What makes The Menu work as well as it does is how carefully it plays with tension building, which it does almost from the moment the film begins. Everything just feels off, there’s obviously something strange happening on the island from the beginning but it holds back until you are just about to get comfortable before the first major shock happens and it never lets up from then on out. It keeps ratcheting up the tension, getting more and more twisted the longer the film goes on. Every course served manages to make the audience just feel uneasy, not knowing who will make it out of this weird restaurant.

The Menu is also just deliriously funny, somehow managing to pull out incredible belly laughs in between some of the most intense sequences in the film. It’s a very careful tightrope to walk, to have you laughing and feeling some intense gut-wrenching emotion but considering one of the writers also worked for Last Week Tonight perhaps it shouldn’t be a shock that they can dance between intense emotions so easily. That flawless blending of comedy and terror gives The Menu such a specific tone that is so easy to get fully invested in. 

The absolute shining star of The Menu is Ralph Fiennes, who guides the entire film with a kind of intense gravitas that never wavers for a second. His character is that blessed combination of absolutely terrifying and grotesquely fascinating, every time he speaks you just can’t help but pay attention. He commands the room with ease, it’s one of those performances that you just want to study for hours on end to figure out how on earth he is pulling this off. 

Indeed every performance is perfection, Anya Taylor Joy is a glorious main character who you can root for, Nicholas Hoult plays the worst fanboy ever with the kind of dedication that is to be admitted and Judith Light… is Judith Light so therefore she’s perfect just by existing. The point is that it’s an incredible ensemble cast who work brilliantly together, which is impressive considering most of the time the cast isn’t even interacting with anyone outside of their assigned table.

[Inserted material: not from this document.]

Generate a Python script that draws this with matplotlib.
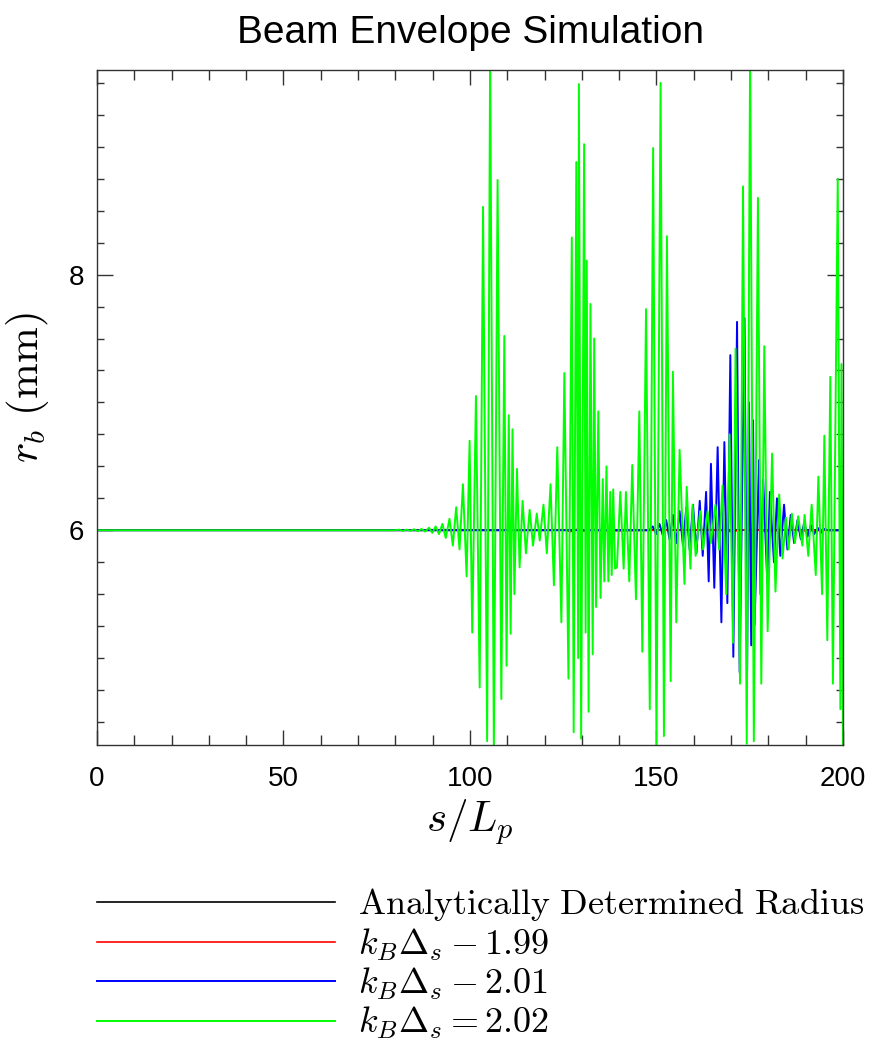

By the time The Menu has hit its end (one of the most gloriously surreal and silly endings you can imagine that’s also bizarrely poetic considering the rest of the film), the audience will feel absolutely satisfied by the strange delights that have been presented. This is one of those films that is just so damn good it’s hard to describe unless you lean into the obvious metaphor… The Menu is like a carefully crafted meal made with love and the finest ingredients known to man. It’s indulgent, classic, full of flavour and something you’ll want to share with anyone who you can. Truly, this is a masterpiece of a film that will have your mouth watering with delight the entire time you experience it.